I hope some enterprising literary scholar is on the case of Beerbohm and Nabokov. I remember no mention by the latter of the former. The passage from the notebook is new to me. Pipes the historian rightly sees more in Beerbohm than “fantasy and humor.”


“Hardly any of Beerbohm’s writings are in print today, which forced me to undertake (against Beerbohm’s advice) a collection of his first editions. I do not know why he is not read. The other day I learned, however, that one-half of Americans never read a book, and of the others, the book readers, a good proportion use reading as a soporific. Perhaps that is part of the explanation: Beerbohm’s minor masterpieces are invidiously exciting.”


By the end of his life, Pipes must have been demoralized by the state of reading among Americans. He's my kind of reader.


Edward Bauer said...

Great post, and the other contributors on the pages linked provide a lagniappe. Most appreciated.

Wurmbrand said...

Your opinion of S. N. Behrman's Portrait of Max -- a book I own but haven't read?

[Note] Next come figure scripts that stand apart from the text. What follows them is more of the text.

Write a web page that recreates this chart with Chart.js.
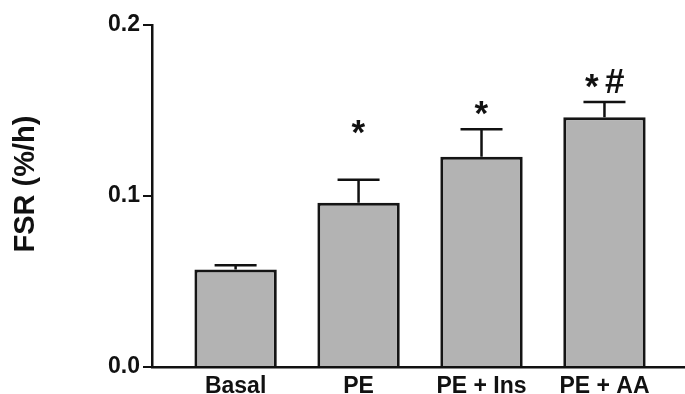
<!DOCTYPE html>
<html>
<head>
<meta charset="utf-8">
<script src="https://cdn.jsdelivr.net/npm/chart.js@4.4.0/dist/chart.umd.min.js"></script>
<style>
  html, body { margin: 0; padding: 0; background: #fff; }
  #wrap { width: 685px; height: 394px; }
</style>
</head>
<body>
<div id="wrap"><canvas id="fsrChart"></canvas></div>
<script>
const groups = ["Basal", "PE", "PE + Ins", "PE + AA"];
const fsrMeans = [0.057, 0.096, 0.123, 0.146];
const fsrErrors = [0.0025, 0.0135, 0.016, 0.009];
const sigMarks = ["", "*", "*", "*#"];
const sigMarkY = [null, 0.1405, 0.1515, 0.1675];
const yTicks = [0.0, 0.1, 0.2];
const yTitle = "FSR (%/h)";

const FONT = "'Liberation Sans', Arial, sans-serif";

// error bars (upward only), significance marks, y title
const errorBarPlugin = {
  id: "errorBars",
  afterDatasetsDraw(chart) {
    const ctx = chart.ctx;
    const xs = chart.scales.x, ys = chart.scales.y;
    ctx.save();
    ctx.strokeStyle = "#111";
    ctx.lineWidth = 2.5;
    fsrMeans.forEach((m, i) => {
      const x = xs.getPixelForValue(i);
      const y0 = ys.getPixelForValue(m);
      const y1 = ys.getPixelForValue(m + fsrErrors[i]);
      ctx.beginPath();
      ctx.moveTo(x, y0);
      ctx.lineTo(x, y1);
      ctx.moveTo(x - 21, y1);
      ctx.lineTo(x + 21, y1);
      ctx.stroke();
    });

    // marks: each glyph centred on its own ink box
    ctx.fillStyle = "#111";
    ctx.font = "bold 35px " + FONT;
    ctx.textBaseline = "alphabetic";
    ctx.textAlign = "left";
    sigMarks.forEach((txt, i) => {
      if (!txt) return;
      const cy = ys.getPixelForValue(sigMarkY[i]);
      const chars = txt.split("");
      const gap = 6;
      const ms = chars.map(c => ctx.measureText(c));
      const widths = ms.map(mt => mt.actualBoundingBoxRight + mt.actualBoundingBoxLeft);
      const total = widths.reduce((a, b) => a + b, 0) + gap * (chars.length - 1);
      let x = xs.getPixelForValue(i) - total / 2;
      chars.forEach((c, k) => {
        const mt = ms[k];
        const inkMid = (mt.actualBoundingBoxAscent - mt.actualBoundingBoxDescent) / 2;
        ctx.fillText(c, x + mt.actualBoundingBoxLeft, cy + inkMid);
        x += widths[k] + gap;
      });
    });

    // rotated y axis title
    ctx.translate(34, 184);
    ctx.rotate(-Math.PI / 2);
    ctx.font = "bold 29px " + FONT;
    ctx.textAlign = "center";
    ctx.textBaseline = "alphabetic";
    ctx.fillText(yTitle, 0, 0);
    ctx.restore();
  }
};

const ctx = document.getElementById("fsrChart").getContext("2d");
new Chart(ctx, {
  type: "bar",
  data: {
    datasets: [{
      label: "FSR",
      data: fsrMeans.map((v, i) => ({ x: i, y: v })),
      backgroundColor: "#b3b3b3",
      borderColor: "#151515",
      borderWidth: 3,
      barPercentage: 0.67,
      categoryPercentage: 1.0
    }]
  },
  options: {
    responsive: true,
    maintainAspectRatio: false,
    animation: false,
    layout: { padding: { top: 25, right: 0, left: 0, bottom: 0 } },
    plugins: {
      legend: { display: false },
      tooltip: { enabled: false }
    },
    scales: {
      x: {
        type: "linear",
        min: -0.68,
        max: 3.655,
        offset: false,
        grid: { display: false, drawTicks: false, offset: false },
        border: { display: true, color: "#111", width: 2.5 },
        afterBuildTicks: (scale) => { scale.ticks = groups.map((g, i) => ({ value: i })); },
        afterFit: (scale) => { scale.height = 27; },
        ticks: {
          autoSkip: false,
          maxRotation: 0,
          padding: 6,
          color: "#111",
          font: { family: FONT, size: 23, weight: "bold" },
          callback: (v) => groups[v]
        }
      },
      y: {
        min: 0,
        max: 0.2,
        afterBuildTicks: (scale) => { scale.ticks = yTicks.map(v => ({ value: v })); },
        afterFit: (scale) => { scale.width = 152; },
        grid: {
          drawOnChartArea: false,
          tickLength: 9,
          color: "#111",
          lineWidth: 2
        },
        border: { display: true, color: "#111", width: 2.5 },
        ticks: {
          padding: 3,
          color: "#111",
          font: { family: FONT, size: 23, weight: "bold" },
          callback: (v) => v.toFixed(1)
        }
      }
    }
  },
  plugins: [errorBarPlugin]
});
</script>
</body>
</html>
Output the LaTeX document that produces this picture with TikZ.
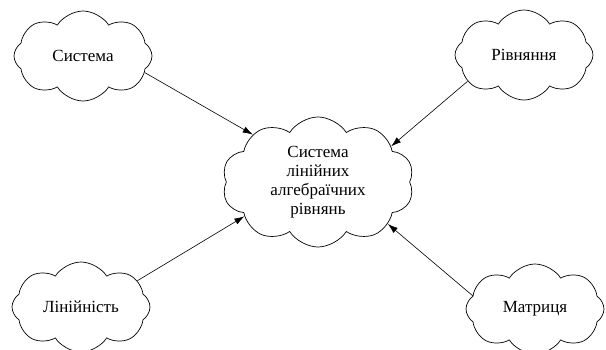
\documentclass[tikz,border=0pt]{standalone}
\usepackage{fontspec}
\setmainfont{Liberation Serif}
\usetikzlibrary{shapes.symbols, arrows.meta, positioning}
\tikzstyle{bigcloud} = [cloud, cloud puffs=10, cloud puff arc=115, cloud ignores aspect, minimum width=192pt, minimum height=130pt, draw=black, line width=0.7pt, align=center, text centered]
\tikzstyle{smallcloud} = [cloud, cloud puffs=8, cloud puff arc=115, cloud ignores aspect, minimum width=138pt, minimum height=90pt, draw=black, line width=0.7pt, text centered]
\tikzstyle{arrow} = [line width=0.6pt, -{Latex[length=10pt, width=6.5pt]}]

\begin{document}
\begin{tikzpicture}[x=1pt, y=-1pt, node distance=220pt, every node/.style={font=\fontsize{17}{19}\selectfont}]
\useasboundingbox (0,0) rectangle (606,349);

\node (slar) [bigcloud] at (318,182) {Система\\лінійних\\алгебраїчних\\рівнянь};
\node (sys) [smallcloud, left of=slar, xshift=-15pt, yshift=126pt] {Система};
\node (eq) [smallcloud, right of=slar, xshift=-14pt, yshift=127pt] {Рівняння};
\node (lin) [smallcloud, left of=slar, xshift=-17pt, yshift=-125pt] {Лінійність};
\node (mat) [smallcloud, right of=slar, xshift=-3pt, yshift=-127pt] {Матриця};

\draw [arrow] (sys.-15) -- (slar.144);
\draw [arrow] (eq.205) -- (slar.26);
\draw [arrow] (lin.25) -- (slar.205);
\draw [arrow] (mat.168) -- (slar.-31);
\end{tikzpicture}
\end{document}
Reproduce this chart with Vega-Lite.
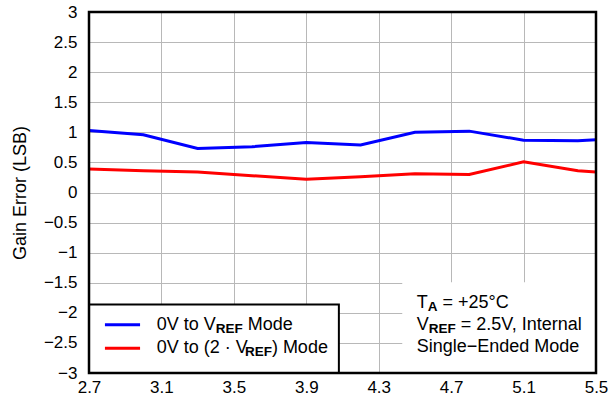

But the reference to Montaigne reminded me of C. S. Lewis's "Is Progress Possible? Willing Slaves of the Welfare State," which I have in a collection called God in the Dock. Lewis writes:

"I believe a man is happier, and happy in a richer way, if he has 'the freeborn mind'. But I doubt whether he can have this without economic independence, which the new society [1958] is abolishing. For economic independence allows an education not controlled by Government; and in adult life it is the man who needs, and asks, nothing of Government who can criticise its acts and snap his fingers at its ideology. Read Montaigne; that's the voice of a man with his legs under his own table, eating the mutton and turnips raised on his own land. Who will talk like that when the State is everyone's schoolmaster and employer? Admittedly, when man was untamed, such liberty belonged only to the few. I know. Hence the horrible suspicion that our own choice is between societies with few freemen and societies with none."

Dale James Nelson

Faze said...

Wurmbrand - Behrman's "Portrait of Max" is a sheer delight. Read it by all means.